電車に乗り込むとさすがに公衆の面前という認識もあるのか、吉村さんは口数少なく大人しくなり、吉村さんと私たちのに妙な沈黙が流れた。それに耐えられなくなったのか、おむろにもぞもぞと肩掛けの小バックをあさり始め「いいちこ」の小瓶を取り出そうとしたが、友人が「こんなところで飲んじゃダメでしょ」みたいに言って止めていたような気がする。もう完全にただの酔っ払いオヤジである。そのまま静かになった吉村さんとは新宿で別れたが、後日、高田馬場までご一緒していた友人に最後どうなったのか聞いていると、暴走する事もなく吉村さんは「気をつけて帰れよ」といい別れの挨拶を残して帰っていったそうだ。
この一件があってから吉村さんを『鼻毛おじさん』と友人たちと密かに呼んでいたのだった…。

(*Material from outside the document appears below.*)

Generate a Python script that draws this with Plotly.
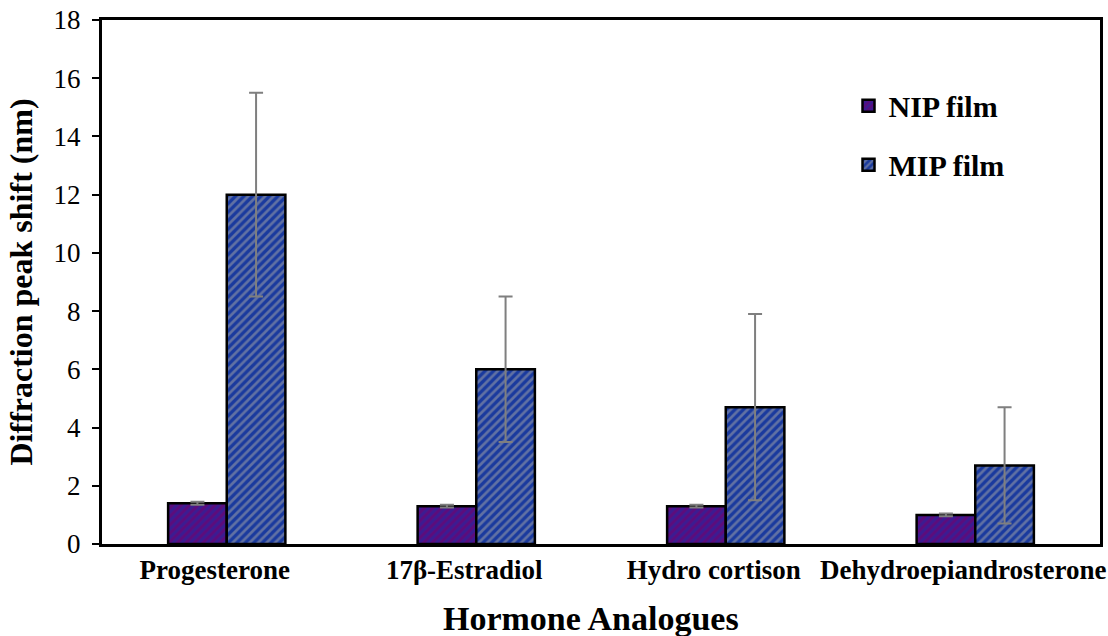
import plotly.graph_objects as go

# Hormone analogues tested on the films
categories = ["Progesterone", "17β-Estradiol", "Hydro cortison", "Dehydroepiandrosterone"]

# Diffraction peak shift (nm) and error bar half-widths
nip_values = [1.4, 1.3, 1.3, 1.0]
nip_errors = [0.05, 0.05, 0.05, 0.05]
mip_values = [12.0, 6.0, 4.7, 2.7]
mip_errors = [3.5, 2.5, 3.2, 2.0]

y_ticks = [0, 2, 4, 6, 8, 10, 12, 14, 16, 18]

serif = "Liberation Serif"

fig = go.Figure()

fig.add_trace(go.Bar(
    name="NIP film",
    x=categories,
    y=nip_values,
    legendgroup="nip",
    marker=dict(
        color="#5c0c7c",
        line=dict(color="black", width=2.5),
        pattern=dict(shape="/", fgcolor="#1a2ca8", size=6, solidity=0.5),
    ),
    error_y=dict(type="data", array=nip_errors, color="#7f7f7f", thickness=2, width=7),
))

fig.add_trace(go.Bar(
    name="MIP film",
    x=categories,
    y=mip_values,
    legendgroup="mip",
    marker=dict(
        color="#1a3a9e",
        line=dict(color="black", width=2.5),
        pattern=dict(shape="/", fgcolor="#a8a8a8", size=6, solidity=0.45),
    ),
    error_y=dict(type="data", array=mip_errors, color="#7f7f7f", thickness=2, width=7),
))

fig.update_layout(
    width=1108,
    height=636,
    margin=dict(l=102, r=8, t=20, b=92),
    paper_bgcolor="white",
    plot_bgcolor="white",
    barmode="group",
    bargap=0.53,
    bargroupgap=0,
    font=dict(family=serif, color="black"),
    legend=dict(
        x=0.748,
        y=0.886,
        xanchor="left",
        yanchor="top",
        bgcolor="rgba(0,0,0,0)",
        font=dict(family=serif, size=30, color="black", weight="bold"),
        tracegroupgap=17,
        itemwidth=30,
    ),
    showlegend=True,
)

# x-axis title drawn as a paper-anchored annotation below the tick labels
fig.add_annotation(
    text="Hormone Analogues",
    xref="paper", yref="paper",
    x=0.49, y=0,
    xanchor="center", yanchor="top",
    yshift=-54,
    showarrow=False,
    font=dict(family=serif, size=34, color="black", weight="bold"),
)

fig.update_xaxes(
    automargin=False,
    showline=True,
    linecolor="black",
    linewidth=3,
    mirror=True,
    ticks="",
    ticklabelshift=-12,
    ticklabelstandoff=0,
    tickfont=dict(family=serif, size=27, color="black", weight="bold"),
)

fig.update_yaxes(
    automargin=False,
    range=[0, 18],
    tickvals=y_ticks,
    showline=True,
    linecolor="black",
    linewidth=3,
    mirror=True,
    showgrid=False,
    zeroline=False,
    ticks="outside",
    ticklen=7,
    tickwidth=2,
    tickcolor="black",
    ticklabelstandoff=6,
    tickfont=dict(family=serif, size=27, color="black"),
    title=dict(text="Diffraction peak shift (nm)", font=dict(family=serif, size=32, color="black", weight="bold"), standoff=12),
)

fig.write_html("out.html")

ブッチャーズを知らない人がこの話を読んだら、ただの酔っ払いおやじに絡まれた体験談にしか思えないだろう。でも吉村さんが率いてたブラッドサースティ・ブッチャーズは凄いバンドだった。

忘れられないライブがある。
99年10月にフレーミングリップスの対バンで見た時のこと。
オールナイトのイベントでフレーミングリップス終了後、真夜中2時頃にブッチャーズがやっていた。メインも終わり閑散としたフロアの中、ステージの薄暗い青い照明に照らされた3人の男たちは、黙々と自分たちの音を鳴らしていた。何も喋らず、ときどき曲のタイトルを言うぐらいで。そのストイックで硬派な姿は、前まで見ていたフレーミングリップスの華やかなライブと対象的で、すごくカッコ良く見えた。最後「△」という曲で、フレーミングリップスが演出としてばら撒いた紙吹雪を蹴散らしながら、飛び跳ねてた記憶がある。

やっぱり惜しい人を亡くました。
天国でもギターかき鳴らして歌ってて欲しいものです。